Sometimes, data is split into multiple columns when it should be combined. For example, you might have separate columns for FirstName and LastName but need a single FullName column.

The Solution:

Use the CONCAT() function to combine columns.

Example:

Suppose the Customers table has FirstName and LastName columns:

CustomerID FirstName LastName Email
1 Alice Smith alice@example.com
2 Bob Johnson bob@example.com
3 Charlie Brown charlie@example.com

To create a FullName column:

SELECT 
    CustomerID,
    CONCAT(FirstName, ' ', LastName) AS FullName,
    Email
FROM 
    Customers;

Result:

CustomerID FullName Email
1 Alice Smith alice@example.com
2 Bob Johnson bob@example.com
3 Charlie Brown charlie@example.com

7. Handling Inconsistent Data Types

The Problem:

Sometimes, data is stored in the wrong format.

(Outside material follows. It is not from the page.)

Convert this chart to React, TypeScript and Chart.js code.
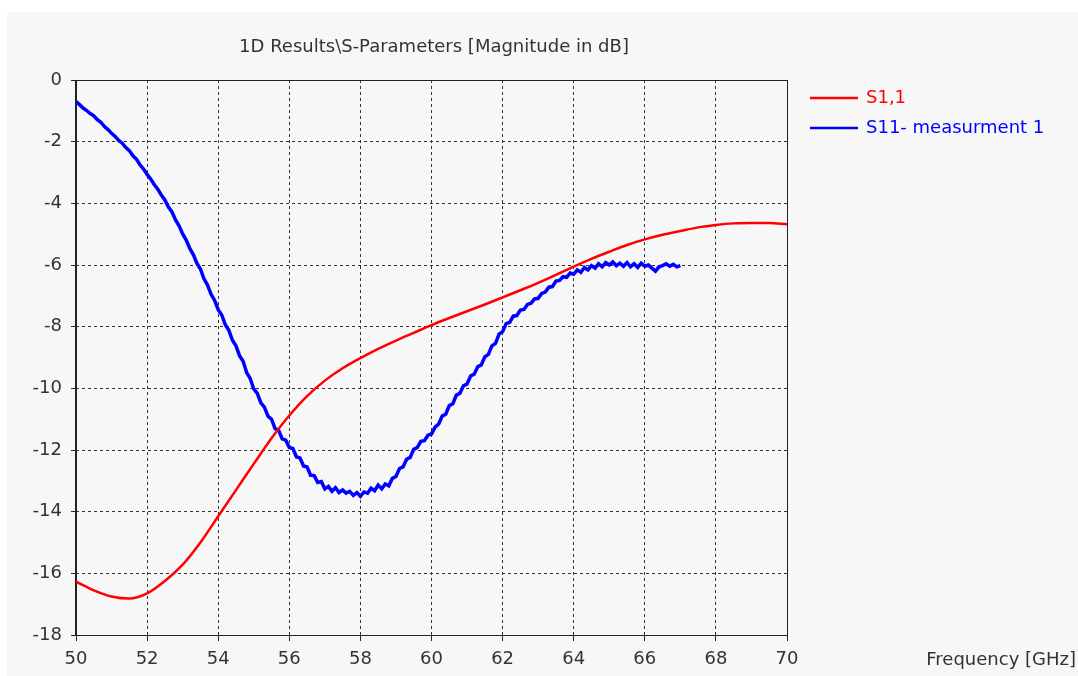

For example, a numeric column might be stored as text.

The Solution:

Use SQL functions like CAST() or CONVERT() to change data types.

Example:

Suppose the Customers table has an Age column stored as text:

CustomerID Name Age
1 Alice '25'
2 Bob '30'
3 Charlie '35'

To convert Age to an integer:

SELECT 
    CustomerID,
    Name,
    CAST(Age AS INT) AS Age
FROM 
    Customers;

Result:

CustomerID Name Age
1 Alice 25
2 Bob 30
3 Charlie 35

Conclusion

By using SQL to remove duplicates, handle missing values, standardize data, correct errors, and transform columns, you can turn messy data into a valuable resource for analysis. Remember, clean data is the foundation of accurate insights. So, roll up your sleeves, grab your SQL toolkit, and start cleaning!